WHAT TO PRODUCE: From the entries below, copy exactly the lines from the one that contains "Generate a component" through the one that contains "import * as echarts from 'echarts';", both included, and only those.

SOURCE RECORDS:
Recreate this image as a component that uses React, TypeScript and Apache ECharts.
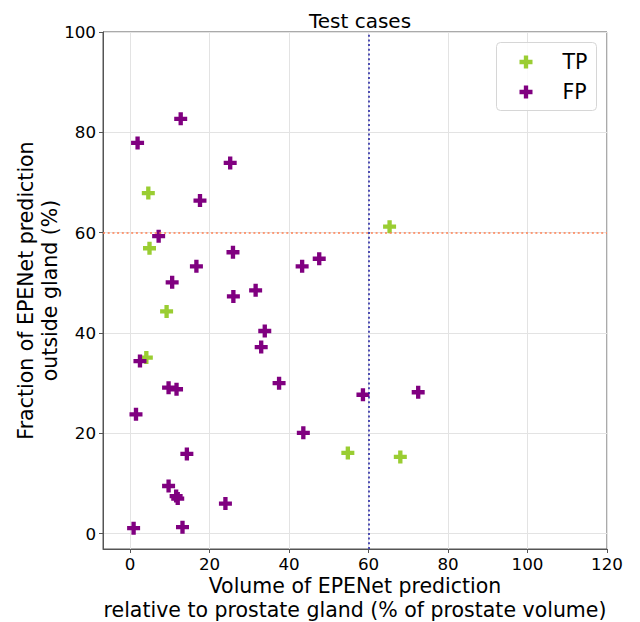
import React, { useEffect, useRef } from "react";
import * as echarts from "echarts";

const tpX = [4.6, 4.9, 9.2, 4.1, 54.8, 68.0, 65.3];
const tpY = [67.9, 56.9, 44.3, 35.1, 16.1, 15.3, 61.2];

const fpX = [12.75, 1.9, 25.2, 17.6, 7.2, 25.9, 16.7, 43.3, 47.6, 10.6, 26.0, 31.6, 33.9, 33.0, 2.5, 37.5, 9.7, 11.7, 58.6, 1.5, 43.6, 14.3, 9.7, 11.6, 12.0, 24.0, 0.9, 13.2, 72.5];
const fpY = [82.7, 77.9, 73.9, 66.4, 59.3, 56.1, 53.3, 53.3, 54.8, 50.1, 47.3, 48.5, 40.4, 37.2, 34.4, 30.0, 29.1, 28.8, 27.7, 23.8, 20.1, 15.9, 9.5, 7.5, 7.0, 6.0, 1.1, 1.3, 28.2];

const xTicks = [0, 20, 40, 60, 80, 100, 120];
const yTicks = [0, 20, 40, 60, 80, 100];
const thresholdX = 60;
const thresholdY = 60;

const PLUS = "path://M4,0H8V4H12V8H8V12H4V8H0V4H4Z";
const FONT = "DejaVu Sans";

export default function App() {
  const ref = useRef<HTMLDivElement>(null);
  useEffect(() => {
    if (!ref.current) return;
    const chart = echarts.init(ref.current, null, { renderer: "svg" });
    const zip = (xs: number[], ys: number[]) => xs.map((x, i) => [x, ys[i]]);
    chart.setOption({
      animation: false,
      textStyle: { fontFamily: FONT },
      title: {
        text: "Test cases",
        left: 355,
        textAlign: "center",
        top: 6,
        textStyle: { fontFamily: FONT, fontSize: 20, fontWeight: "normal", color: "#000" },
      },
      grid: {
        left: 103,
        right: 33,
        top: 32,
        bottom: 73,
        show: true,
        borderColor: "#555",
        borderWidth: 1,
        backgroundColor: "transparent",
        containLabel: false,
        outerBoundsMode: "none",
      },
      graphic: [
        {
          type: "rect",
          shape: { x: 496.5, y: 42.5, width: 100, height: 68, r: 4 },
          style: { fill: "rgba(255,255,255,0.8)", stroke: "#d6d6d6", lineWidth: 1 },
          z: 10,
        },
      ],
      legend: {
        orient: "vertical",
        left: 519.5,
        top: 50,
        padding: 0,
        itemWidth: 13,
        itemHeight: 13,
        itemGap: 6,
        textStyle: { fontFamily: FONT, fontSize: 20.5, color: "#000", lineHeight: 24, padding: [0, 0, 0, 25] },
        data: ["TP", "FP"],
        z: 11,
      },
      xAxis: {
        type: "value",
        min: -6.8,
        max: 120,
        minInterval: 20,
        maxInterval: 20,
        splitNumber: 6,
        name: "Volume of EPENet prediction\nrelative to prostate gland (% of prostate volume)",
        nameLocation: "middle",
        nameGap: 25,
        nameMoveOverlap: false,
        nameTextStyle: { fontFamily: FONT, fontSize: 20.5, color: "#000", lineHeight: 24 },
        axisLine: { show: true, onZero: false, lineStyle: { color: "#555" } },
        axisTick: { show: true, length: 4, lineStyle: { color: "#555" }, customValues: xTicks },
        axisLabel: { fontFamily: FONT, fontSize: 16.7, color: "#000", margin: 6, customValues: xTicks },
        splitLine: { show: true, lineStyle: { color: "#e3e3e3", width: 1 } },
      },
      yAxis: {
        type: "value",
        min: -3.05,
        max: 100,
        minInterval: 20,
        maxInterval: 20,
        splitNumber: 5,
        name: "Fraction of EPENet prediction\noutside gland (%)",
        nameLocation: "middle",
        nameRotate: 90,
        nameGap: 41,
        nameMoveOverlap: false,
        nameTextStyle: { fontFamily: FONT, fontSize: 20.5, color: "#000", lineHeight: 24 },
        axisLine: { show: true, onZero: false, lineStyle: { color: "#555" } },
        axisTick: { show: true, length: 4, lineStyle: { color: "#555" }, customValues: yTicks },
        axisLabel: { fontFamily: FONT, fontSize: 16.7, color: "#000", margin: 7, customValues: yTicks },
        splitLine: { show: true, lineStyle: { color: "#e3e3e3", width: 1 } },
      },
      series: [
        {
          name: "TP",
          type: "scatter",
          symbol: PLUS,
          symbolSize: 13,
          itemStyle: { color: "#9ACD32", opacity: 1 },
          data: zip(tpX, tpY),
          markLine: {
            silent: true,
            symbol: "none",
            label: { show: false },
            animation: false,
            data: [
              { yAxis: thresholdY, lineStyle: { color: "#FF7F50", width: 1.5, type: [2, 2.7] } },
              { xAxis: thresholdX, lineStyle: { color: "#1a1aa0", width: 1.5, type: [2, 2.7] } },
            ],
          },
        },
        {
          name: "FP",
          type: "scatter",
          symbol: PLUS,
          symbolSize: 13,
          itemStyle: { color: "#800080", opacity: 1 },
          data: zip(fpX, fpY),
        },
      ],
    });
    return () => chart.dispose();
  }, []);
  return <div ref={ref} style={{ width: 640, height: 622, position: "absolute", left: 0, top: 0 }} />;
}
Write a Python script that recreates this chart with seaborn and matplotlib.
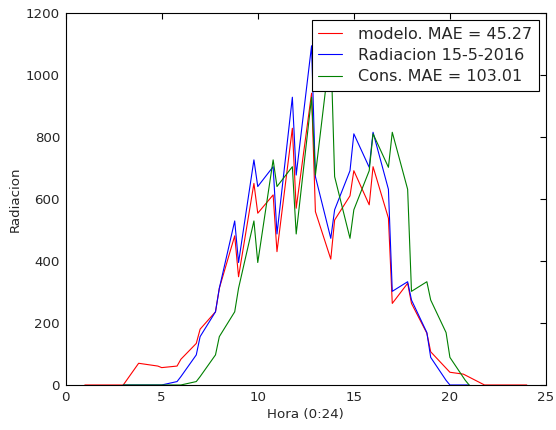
...
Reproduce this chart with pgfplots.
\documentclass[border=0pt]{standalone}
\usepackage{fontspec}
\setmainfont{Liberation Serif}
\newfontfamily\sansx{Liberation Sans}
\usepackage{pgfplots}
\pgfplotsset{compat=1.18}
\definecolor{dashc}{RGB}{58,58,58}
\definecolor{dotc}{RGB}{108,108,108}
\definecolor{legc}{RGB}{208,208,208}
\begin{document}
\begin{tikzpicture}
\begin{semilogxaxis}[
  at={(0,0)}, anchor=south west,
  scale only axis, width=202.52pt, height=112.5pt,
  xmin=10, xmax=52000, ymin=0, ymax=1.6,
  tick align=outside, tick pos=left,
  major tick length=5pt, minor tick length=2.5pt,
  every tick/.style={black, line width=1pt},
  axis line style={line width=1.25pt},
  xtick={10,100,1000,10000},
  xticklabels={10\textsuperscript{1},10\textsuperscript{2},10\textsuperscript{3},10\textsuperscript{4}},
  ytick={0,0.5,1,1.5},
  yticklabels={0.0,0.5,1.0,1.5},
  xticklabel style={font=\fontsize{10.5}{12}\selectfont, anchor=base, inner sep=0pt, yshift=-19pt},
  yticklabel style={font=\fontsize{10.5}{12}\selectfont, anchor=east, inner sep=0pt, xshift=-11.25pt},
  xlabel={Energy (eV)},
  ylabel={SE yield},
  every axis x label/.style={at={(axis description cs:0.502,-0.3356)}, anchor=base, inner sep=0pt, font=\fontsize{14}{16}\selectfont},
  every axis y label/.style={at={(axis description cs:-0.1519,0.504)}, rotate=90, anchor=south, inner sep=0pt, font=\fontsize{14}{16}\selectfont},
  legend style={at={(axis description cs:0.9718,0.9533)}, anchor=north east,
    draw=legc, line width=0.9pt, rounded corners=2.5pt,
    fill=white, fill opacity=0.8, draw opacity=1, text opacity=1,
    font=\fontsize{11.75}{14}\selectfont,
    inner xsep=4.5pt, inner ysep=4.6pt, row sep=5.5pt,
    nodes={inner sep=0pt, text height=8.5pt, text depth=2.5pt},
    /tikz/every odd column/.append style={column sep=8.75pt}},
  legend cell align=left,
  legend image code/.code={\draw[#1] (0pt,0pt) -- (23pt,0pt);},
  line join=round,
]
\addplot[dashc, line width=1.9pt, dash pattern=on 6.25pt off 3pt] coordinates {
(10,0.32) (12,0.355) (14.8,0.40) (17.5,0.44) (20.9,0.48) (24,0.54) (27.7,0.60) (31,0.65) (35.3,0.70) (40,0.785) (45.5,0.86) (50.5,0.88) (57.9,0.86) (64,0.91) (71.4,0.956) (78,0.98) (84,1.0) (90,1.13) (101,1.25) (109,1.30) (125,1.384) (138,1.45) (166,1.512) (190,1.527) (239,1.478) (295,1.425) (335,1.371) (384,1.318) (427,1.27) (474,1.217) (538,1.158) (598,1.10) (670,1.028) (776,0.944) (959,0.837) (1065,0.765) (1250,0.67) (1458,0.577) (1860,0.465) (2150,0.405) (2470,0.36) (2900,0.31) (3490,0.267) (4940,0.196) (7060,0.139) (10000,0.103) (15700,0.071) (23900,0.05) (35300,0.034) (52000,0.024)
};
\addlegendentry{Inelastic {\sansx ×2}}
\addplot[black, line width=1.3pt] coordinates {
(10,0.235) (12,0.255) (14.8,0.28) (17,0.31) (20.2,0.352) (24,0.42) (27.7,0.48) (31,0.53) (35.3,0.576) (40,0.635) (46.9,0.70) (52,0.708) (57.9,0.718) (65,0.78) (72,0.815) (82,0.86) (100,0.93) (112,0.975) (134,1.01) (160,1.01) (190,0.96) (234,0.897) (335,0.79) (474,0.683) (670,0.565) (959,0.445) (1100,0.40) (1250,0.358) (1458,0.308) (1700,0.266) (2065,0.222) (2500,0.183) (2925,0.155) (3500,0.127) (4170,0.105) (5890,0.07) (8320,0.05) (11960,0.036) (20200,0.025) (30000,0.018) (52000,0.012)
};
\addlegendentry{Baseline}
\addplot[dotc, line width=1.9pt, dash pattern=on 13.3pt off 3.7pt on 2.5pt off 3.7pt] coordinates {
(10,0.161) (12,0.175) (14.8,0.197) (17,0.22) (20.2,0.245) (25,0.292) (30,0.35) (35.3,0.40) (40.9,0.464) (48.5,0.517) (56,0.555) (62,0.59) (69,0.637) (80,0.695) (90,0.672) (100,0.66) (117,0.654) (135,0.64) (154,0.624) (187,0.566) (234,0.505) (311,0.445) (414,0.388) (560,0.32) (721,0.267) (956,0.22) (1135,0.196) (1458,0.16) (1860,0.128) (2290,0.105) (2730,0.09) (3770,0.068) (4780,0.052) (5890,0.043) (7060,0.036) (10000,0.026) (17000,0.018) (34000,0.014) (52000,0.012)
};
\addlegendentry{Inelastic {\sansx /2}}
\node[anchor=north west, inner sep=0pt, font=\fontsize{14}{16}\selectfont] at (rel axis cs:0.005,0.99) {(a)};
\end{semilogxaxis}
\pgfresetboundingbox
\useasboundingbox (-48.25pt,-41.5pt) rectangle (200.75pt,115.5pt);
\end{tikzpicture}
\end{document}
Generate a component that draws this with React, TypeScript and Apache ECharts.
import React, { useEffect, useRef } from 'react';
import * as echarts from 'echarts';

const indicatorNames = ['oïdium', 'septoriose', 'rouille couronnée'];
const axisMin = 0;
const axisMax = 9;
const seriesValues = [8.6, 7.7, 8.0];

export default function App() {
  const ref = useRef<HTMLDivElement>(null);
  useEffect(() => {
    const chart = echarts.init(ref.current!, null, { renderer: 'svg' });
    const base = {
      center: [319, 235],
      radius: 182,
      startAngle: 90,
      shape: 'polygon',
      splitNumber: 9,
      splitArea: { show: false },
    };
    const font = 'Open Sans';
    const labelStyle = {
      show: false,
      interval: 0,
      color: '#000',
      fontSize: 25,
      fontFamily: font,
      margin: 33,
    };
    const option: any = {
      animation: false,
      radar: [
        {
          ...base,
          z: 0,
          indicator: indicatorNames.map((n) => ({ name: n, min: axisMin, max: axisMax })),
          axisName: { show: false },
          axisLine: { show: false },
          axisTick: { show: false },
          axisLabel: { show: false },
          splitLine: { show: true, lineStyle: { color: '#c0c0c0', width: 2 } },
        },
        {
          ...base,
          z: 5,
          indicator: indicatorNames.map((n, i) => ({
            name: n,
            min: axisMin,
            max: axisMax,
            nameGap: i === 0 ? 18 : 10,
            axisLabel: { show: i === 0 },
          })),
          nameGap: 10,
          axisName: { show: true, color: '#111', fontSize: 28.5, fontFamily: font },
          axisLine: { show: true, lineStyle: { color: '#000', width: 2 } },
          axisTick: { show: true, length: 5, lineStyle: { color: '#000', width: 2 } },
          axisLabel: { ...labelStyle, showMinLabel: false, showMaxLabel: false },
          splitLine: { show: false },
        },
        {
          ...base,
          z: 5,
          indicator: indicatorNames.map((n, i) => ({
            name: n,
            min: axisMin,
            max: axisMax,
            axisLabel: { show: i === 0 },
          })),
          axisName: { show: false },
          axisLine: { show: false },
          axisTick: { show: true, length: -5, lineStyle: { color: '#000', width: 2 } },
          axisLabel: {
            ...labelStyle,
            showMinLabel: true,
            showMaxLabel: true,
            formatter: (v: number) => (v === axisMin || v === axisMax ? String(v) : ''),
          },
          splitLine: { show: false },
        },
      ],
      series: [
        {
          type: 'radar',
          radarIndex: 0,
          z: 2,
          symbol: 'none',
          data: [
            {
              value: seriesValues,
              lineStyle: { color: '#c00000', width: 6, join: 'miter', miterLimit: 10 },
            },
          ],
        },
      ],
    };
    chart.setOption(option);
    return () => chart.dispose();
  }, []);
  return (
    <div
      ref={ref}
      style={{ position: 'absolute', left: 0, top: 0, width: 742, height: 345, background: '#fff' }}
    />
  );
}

WRITTEN RESPONSE:
Generate a component that draws this with React, TypeScript and Apache ECharts.
import React, { useEffect, useRef } from 'react';
import * as echarts from 'echarts';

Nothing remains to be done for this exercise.